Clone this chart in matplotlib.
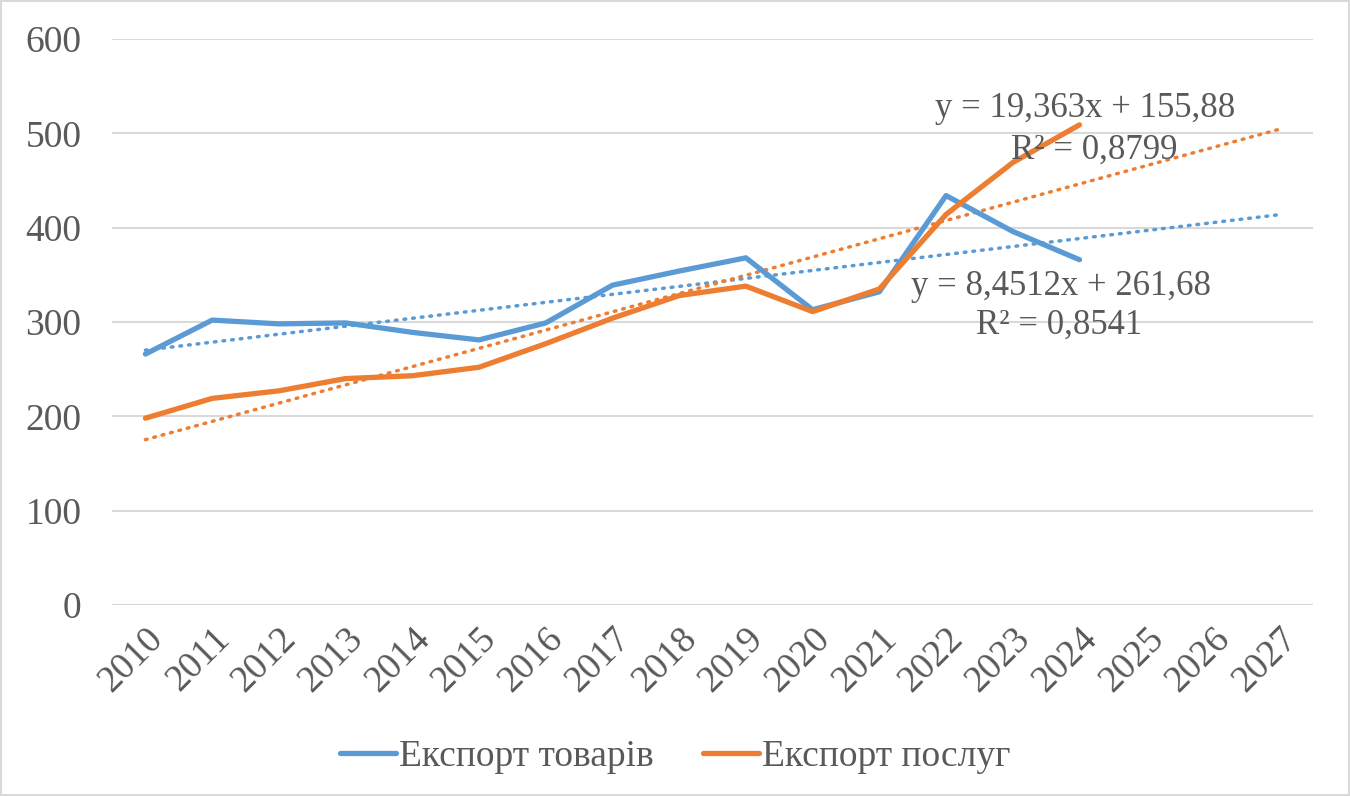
import matplotlib.pyplot as plt
import numpy as np

# data
years = [str(y) for y in range(2010, 2028)]
goods = [266, 302, 298, 299, 289, 281, 299, 339, 354, 368, 313, 332, 434, 396, 366]
services = [198, 219, 227, 240, 243, 252, 277, 304, 328, 338, 311, 335, 414, 469, 509]
goods_trend = (8.4512, 261.68)
services_trend = (19.363, 155.88)

blue = "#5b9bd5"
orange = "#ed7d31"
grey = "#595959"

plt.rcParams['font.family'] = ['Liberation Serif', 'DejaVu Serif']

fig = plt.figure(figsize=(13.5, 7.96), dpi=100)
fig.patch.set_edgecolor("#d9d9d9")
fig.patch.set_linewidth(1.5)
ax = fig.add_axes([0.083, 0.240, 0.8896, 0.711])

x_all = np.arange(len(years))
x_data = np.arange(len(goods))

ax.plot(x_data, goods, color=blue, lw=3.8, solid_capstyle="round", label="Експорт товарів", zorder=3)
ax.plot(x_data, services, color=orange, lw=3.8, solid_capstyle="round", label="Експорт послуг", zorder=3)

# linear trendlines, forecast 3 periods forward
for (k, b), c in [(goods_trend, blue), (services_trend, orange)]:
    ax.plot(x_all, k * (x_all + 1) + b, color=c, lw=2.5, linestyle=(0, (0.5, 2)),
            dash_capstyle="round", zorder=2)

ax.text(0.81, 0.878, "y = 19,363x + 155,88", transform=ax.transAxes, ha="center",
        va="center", fontsize=25, color=grey)
ax.text(0.818, 0.804, "R² = 0,8799", transform=ax.transAxes, ha="center",
        va="center", fontsize=25, color=grey)
ax.text(0.790, 0.562, "y = 8,4512x + 261,68", transform=ax.transAxes, ha="center",
        va="center", fontsize=25, color=grey)
ax.text(0.789, 0.495, "R² = 0,8541", transform=ax.transAxes, ha="center",
        va="center", fontsize=25, color=grey)

ax.set_xlim(-0.5, len(years) - 0.5)
ax.set_ylim(0, 600)
ax.set_yticks(range(0, 601, 100))
ax.set_xticks(x_all)
ax.set_xticklabels(years, rotation=45, ha="right", rotation_mode="anchor")
ax.tick_params(axis="both", length=0, labelsize=27, labelcolor=grey)
ax.tick_params(axis="y", pad=22)
ax.tick_params(axis="x", pad=12)
ax.grid(axis="y", color="#d9d9d9", lw=1.5)
ax.set_axisbelow(True)
for s in ax.spines.values():
    s.set_visible(False)
ax.axhline(0, color="#d9d9d9", lw=1.5, zorder=1)

fig.legend(loc="center", bbox_to_anchor=(0.5, 0.049), ncol=2, frameon=False,
           fontsize=27, labelcolor=grey, handlelength=1.5, handletextpad=0.08,
           columnspacing=1.3)

fig.savefig("out.png", dpi=100)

_EXERCISE OBJECTIVE:_
Transcribe the material exactly, keeping every word and none of the pictures.

_ANSWER FOR THIS EXERCISE:_
Clone this chart in matplotlib.
import matplotlib.pyplot as plt
import numpy as np

# data
years = [str(y) for y in range(2010, 2028)]
goods = [266, 302, 298, 299, 289, 281, 299, 339, 354, 368, 313, 332, 434, 396, 366]
services = [198, 219, 227, 240, 243, 252, 277, 304, 328, 338, 311, 335, 414, 469, 509]
goods_trend = (8.4512, 261.68)
services_trend = (19.363, 155.88)

blue = "#5b9bd5"
orange = "#ed7d31"
grey = "#595959"

plt.rcParams['font.family'] = ['Liberation Serif', 'DejaVu Serif']

fig = plt.figure(figsize=(13.5, 7.96), dpi=100)
fig.patch.set_edgecolor("#d9d9d9")
fig.patch.set_linewidth(1.5)
ax = fig.add_axes([0.083, 0.240, 0.8896, 0.711])

x_all = np.arange(len(years))
x_data = np.arange(len(goods))

ax.plot(x_data, goods, color=blue, lw=3.8, solid_capstyle="round", label="Експорт товарів", zorder=3)
ax.plot(x_data, services, color=orange, lw=3.8, solid_capstyle="round", label="Експорт послуг", zorder=3)

# linear trendlines, forecast 3 periods forward
for (k, b), c in [(goods_trend, blue), (services_trend, orange)]:
    ax.plot(x_all, k * (x_all + 1) + b, color=c, lw=2.5, linestyle=(0, (0.5, 2)),
            dash_capstyle="round", zorder=2)

ax.text(0.81, 0.878, "y = 19,363x + 155,88", transform=ax.transAxes, ha="center",
        va="center", fontsize=25, color=grey)
ax.text(0.818, 0.804, "R² = 0,8799", transform=ax.transAxes, ha="center",
        va="center", fontsize=25, color=grey)
ax.text(0.790, 0.562, "y = 8,4512x + 261,68", transform=ax.transAxes, ha="center",
        va="center", fontsize=25, color=grey)
ax.text(0.789, 0.495, "R² = 0,8541", transform=ax.transAxes, ha="center",
        va="center", fontsize=25, color=grey)

ax.set_xlim(-0.5, len(years) - 0.5)
ax.set_ylim(0, 600)
ax.set_yticks(range(0, 601, 100))
ax.set_xticks(x_all)
ax.set_xticklabels(years, rotation=45, ha="right", rotation_mode="anchor")
ax.tick_params(axis="both", length=0, labelsize=27, labelcolor=grey)
ax.tick_params(axis="y", pad=22)
ax.tick_params(axis="x", pad=12)
ax.grid(axis="y", color="#d9d9d9", lw=1.5)
ax.set_axisbelow(True)
for s in ax.spines.values():
    s.set_visible(False)
ax.axhline(0, color="#d9d9d9", lw=1.5, zorder=1)

fig.legend(loc="center", bbox_to_anchor=(0.5, 0.049), ncol=2, frameon=False,
           fontsize=27, labelcolor=grey, handlelength=1.5, handletextpad=0.08,
           columnspacing=1.3)

fig.savefig("out.png", dpi=100)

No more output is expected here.